- **What the exercise asks**
Keep pictures out. Copy exactly the lines from the one containing "Write the TikZ code for this diagram." to the one containing "(0,0) rectangle (1431,554);", endpoints included.

[Rows from a dataset of charts and code]

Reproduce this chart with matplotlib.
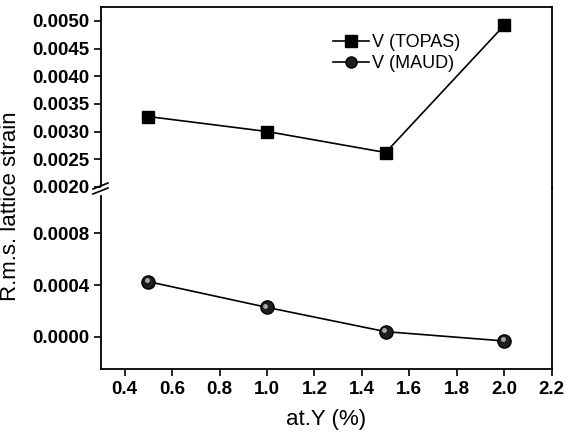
import matplotlib
matplotlib.use("Agg")
import matplotlib.pyplot as plt
from matplotlib.lines import Line2D
from matplotlib.transforms import offset_copy

# data
at_y = [0.5, 1.0, 1.5, 2.0]
strain_topas = [0.00327, 0.00300, 0.00262, 0.00492]
strain_maud = [0.000426, 0.000227, 0.000039, -0.000033]

x_ticks = [0.4, 0.6, 0.8, 1.0, 1.2, 1.4, 1.6, 1.8, 2.0, 2.2]
top_ticks = [0.0020, 0.0025, 0.0030, 0.0035, 0.0040, 0.0045, 0.0050]
bottom_ticks = [0.0000, 0.0004, 0.0008]

plt.rcParams['font.family'] = ['Liberation Sans', 'DejaVu Sans']

fig = plt.figure(figsize=(5.67, 4.40), dpi=100)
W, H = 567.0, 440.0
left, right = 101 / W, 551.7 / W
y_top, y_brk, y_bot = 7.0, 188.5, 369.0

ax_top = fig.add_axes([left, 1 - y_brk / H, right - left, (y_brk - y_top) / H])
ax_bot = fig.add_axes([left, 1 - y_bot / H, right - left, (y_bot - y_brk) / H])

# TOPAS on upper part, MAUD on lower part
ax_top.plot(at_y, strain_topas, color='black', lw=1.2, marker='s', ms=9,
            mfc='black', mec='black')
ax_bot.plot(at_y, strain_maud, color='black', lw=1.2, marker='o', ms=9.5,
            mfc='#1e1e1e', mec='black', mew=1.0)
# small highlight to mimic shaded balls
hl = offset_copy(ax_bot.transData, fig=fig, x=-1.2, y=1.2, units='points')
ax_bot.plot(at_y, strain_maud, ls='none', marker='o', ms=3.5,
            mfc='#a8a8a8', mec='none', transform=hl)

for ax in (ax_top, ax_bot):
    ax.set_xlim(0.3, 2.2)
    for sp in ax.spines.values():
        sp.set_linewidth(1.3)
    ax.tick_params(axis='both', direction='out', length=5, width=1.2,
                   labelsize=13.5)
    ax.tick_params(right=False, top=False)

ax_top.set_ylim(0.00197, 0.00525)
ax_top.set_yticks(top_ticks)
ax_top.set_yticklabels(["%.4f" % v for v in top_ticks], fontweight='bold')
ax_top.spines['bottom'].set_visible(False)
ax_top.tick_params(bottom=False, labelbottom=False)
ax_top.spines['left'].set_bounds(0.00202, 0.00525)

ax_bot.set_ylim(-0.00025, 0.001147)
ax_bot.set_yticks(bottom_ticks)
ax_bot.set_yticklabels(["%.4f" % v for v in bottom_ticks], fontweight='bold')
ax_bot.spines['top'].set_visible(False)
ax_bot.spines['left'].set_bounds(-0.00025, 0.00109)
ax_bot.set_xticks(x_ticks)
ax_bot.set_xticklabels(["%.1f" % v for v in x_ticks], fontweight='bold')
ax_bot.set_xlabel("at.Y (%)", fontsize=16, labelpad=8)

fig.text(11 / W, 1 - 206 / H, "R.m.s. lattice strain", rotation=90,
         ha='center', va='center', fontsize=16)

# axis break marks
x0 = left
for yy in (186.0, 191.0):
    fig.add_artist(Line2D([x0 - 8 / W, x0 + 7 / W],
                          [1 - (yy + 3) / H, 1 - (yy - 3) / H],
                          transform=fig.transFigure, color='black', lw=1.2))

handles = [
    Line2D([], [], color='black', lw=1.2, marker='s', ms=8, mfc='black'),
    Line2D([], [], color='black', lw=1.2, marker='o', ms=8, mfc='#1e1e1e'),
]
fig.legend(handles, ["V (TOPAS)", "V (MAUD)"], loc='upper left',
           bbox_to_anchor=(326 / W, 1 - 27 / H), frameon=False, fontsize=13,
           handlelength=2.0, handletextpad=0.15, labelspacing=0.2,
           borderaxespad=0)

fig.savefig("out.png", dpi=100)
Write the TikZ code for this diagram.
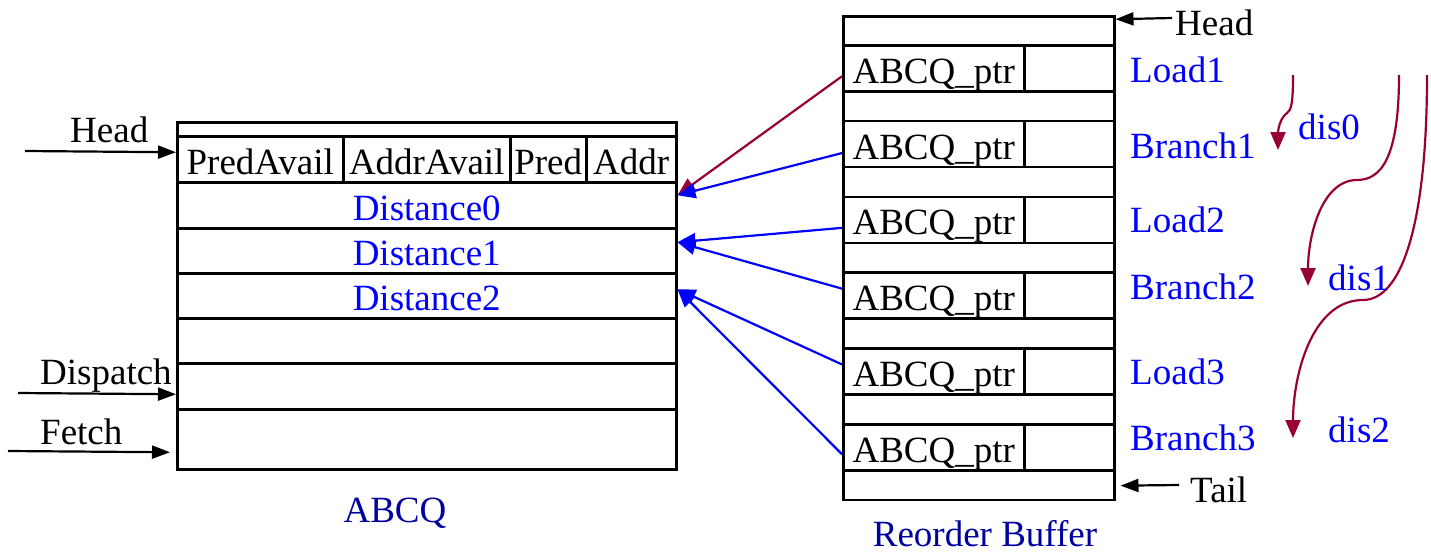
\documentclass[tikz,border=0pt]{standalone}
\usepackage{fontspec}
\setmainfont{Liberation Serif}
\usetikzlibrary{arrows.meta}
\definecolor{dred}{RGB}{153,0,51}
\definecolor{lblue}{RGB}{0,0,255}
\definecolor{nblue}{RGB}{0,0,160}
\begin{document}
\begin{tikzpicture}[x=1pt,y=-1pt,
  every node/.style={font=\fontsize{37}{44}\selectfont, inner sep=0pt},
  boxst/.style={draw, line width=2.5pt, rectangle, anchor=north west},
  cell/.style={boxst, text height=30pt, text depth=0pt},
  lbl/.style={anchor=base west},
  blk/.style={line width=2.2pt, -{Triangle[length=18pt,width=13pt]}},
  bline/.style={draw=lblue, line width=2.2pt, -{Triangle[length=18pt,width=15pt]}},
  rline/.style={draw=dred, line width=2.2pt, -{Triangle[length=18pt,width=15pt]}},
  blue lbl/.style={lbl, text=lblue}]
\useasboundingbox (0,0) rectangle (1431,554);

% ---------- ABCQ ----------
\node[boxst, minimum width=499pt, minimum height=14pt] (atop) at (176,121) {};
\node[cell, minimum width=166pt, minimum height=46pt] (pa) at (176,135) {PredAvail};
\node[cell, minimum width=167pt, minimum height=46pt] (aa) at (342,135) {AddrAvail};
\node[cell, minimum width=76pt, minimum height=46pt] (pr) at (509,135) {Pred};
\node[cell, minimum width=90pt, minimum height=46pt] (ad) at (585,135) {Addr};
\node[cell, minimum width=499pt, minimum height=46pt, text=lblue] (d0) at (176,181) {Distance0};
\node[cell, minimum width=499pt, minimum height=45pt, text=lblue] (d1) at (176,227) {Distance1};
\node[cell, minimum width=499pt, minimum height=45pt, text=lblue] (d2) at (176,272) {Distance2};
\node[boxst, minimum width=499pt, minimum height=45pt] (r4) at (176,317) {};
\node[boxst, minimum width=499pt, minimum height=46pt] (r5) at (176,362) {};
\node[boxst, minimum width=499pt, minimum height=60pt] (r6) at (176,408) {};

\node[lbl] (headl) at (70,142) {Head};
\node[lbl] (disp) at (40,384) {Dispatch};
\node[lbl] (fetch) at (40,444) {Fetch};
\coordinate (hs) at (25,151);
\coordinate (ds) at (18,393);
\coordinate (fs) at (8,451);
\draw[blk] (hs) -- ([yshift=7pt]pa.west);
\draw[blk] (ds) -- ([yshift=-8pt]r5.west);
\draw[blk] (fs) -- ([xshift=-6pt,yshift=-13pt]r6.west);
\node[anchor=base, text=nblue] (abcq) at (395,522) {ABCQ};

% ---------- Reorder buffer ----------
\node[boxst, minimum width=271pt, minimum height=29pt] (rtop) at (842,15) {};
\foreach \k in {1,...,6}{
  \pgfmathsetmacro{\s}{44+75.8*(\k-1)}
  \node[cell, minimum width=181pt, minimum height=46pt] (p\k) at (842,\s) {ABCQ\_ptr};
  \node[boxst, minimum width=90pt, minimum height=46pt] (q\k) at (1023,\s) {};
  \node[boxst, minimum width=271pt, minimum height=29.8pt] (e\k) at (842,\s+46) {};
}
\node[anchor=base, text=nblue] (rob) at (985,546) {Reorder Buffer};

\node[lbl] (headr) at (1175,35) {Head};
\node[lbl] (tail) at (1190,502) {Tail};
\coordinate (hrs) at (1172,18);
\coordinate (trs) at (1179,485);
\draw[blk] (hrs) -- ([yshift=11.5pt]rtop.east);
\draw[blk] (trs) -- ([xshift=5pt,yshift=-0.5pt]e6.east);

\node[blue lbl] (l1) at (1130,82) {Load1};
\node[blue lbl] (b1) at (1130,158) {Branch1};
\node[blue lbl] (l2) at (1130,232) {Load2};
\node[blue lbl] (b2) at (1130,299) {Branch2};
\node[blue lbl] (l3) at (1130,384) {Load3};
\node[blue lbl] (b3) at (1130,450) {Branch3};

% ---------- pointers ----------
\draw[rline] ([yshift=-8pt]p1.west) -- ([yshift=10pt]d0.east);
\draw[bline] ([yshift=-9pt]p2.west) -- ([yshift=10pt]d0.east);
\draw[bline] ([yshift=-8pt]p3.west) -- ([yshift=8.5pt]d1.east);
\draw[bline] ([yshift=7pt]p4.west) -- ([yshift=8.5pt]d1.east);
\draw[bline] ([yshift=7pt]p5.west) -- ([yshift=6.5pt]d2.east);
\draw[bline] ([yshift=-7pt]p6.west) -- ([yshift=6.5pt]d2.east);

% ---------- distances ----------
\coordinate (c0s) at (1293,75);
\coordinate (c0e) at (1278,150);
\coordinate (c1s) at (1399,75);
\coordinate (c1e) at (1308,286);
\coordinate (c2s) at (1427,75);
\coordinate (c2e) at (1293,438);
\draw[rline] (c0s) .. controls (1293,105) and (1291,110) .. (1287,113)
  .. controls (1280,118) and (1278,130) .. (c0e);
\draw[rline] (c1s) .. controls (1399,160) and (1380,180) .. (1357,180)
  .. controls (1322,180) and (1308,235) .. (c1e);
\draw[rline] (c2s) .. controls (1427,230) and (1400,300) .. (1363,300)
  .. controls (1312,300) and (1293,375) .. (c2e);
\node[blue lbl] (dis0) at (1298,139) {dis0};
\node[blue lbl] (dis1) at (1328,290) {dis1};
\node[blue lbl] (dis2) at (1328,442) {dis2};
\end{tikzpicture}
\end{document}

- **Solution to this exercise**
Write the TikZ code for this diagram.
\documentclass[tikz,border=0pt]{standalone}
\usepackage{fontspec}
\setmainfont{Liberation Serif}
\usetikzlibrary{arrows.meta}
\definecolor{dred}{RGB}{153,0,51}
\definecolor{lblue}{RGB}{0,0,255}
\definecolor{nblue}{RGB}{0,0,160}
\begin{document}
\begin{tikzpicture}[x=1pt,y=-1pt,
  every node/.style={font=\fontsize{37}{44}\selectfont, inner sep=0pt},
  boxst/.style={draw, line width=2.5pt, rectangle, anchor=north west},
  cell/.style={boxst, text height=30pt, text depth=0pt},
  lbl/.style={anchor=base west},
  blk/.style={line width=2.2pt, -{Triangle[length=18pt,width=13pt]}},
  bline/.style={draw=lblue, line width=2.2pt, -{Triangle[length=18pt,width=15pt]}},
  rline/.style={draw=dred, line width=2.2pt, -{Triangle[length=18pt,width=15pt]}},
  blue lbl/.style={lbl, text=lblue}]
\useasboundingbox (0,0) rectangle (1431,554);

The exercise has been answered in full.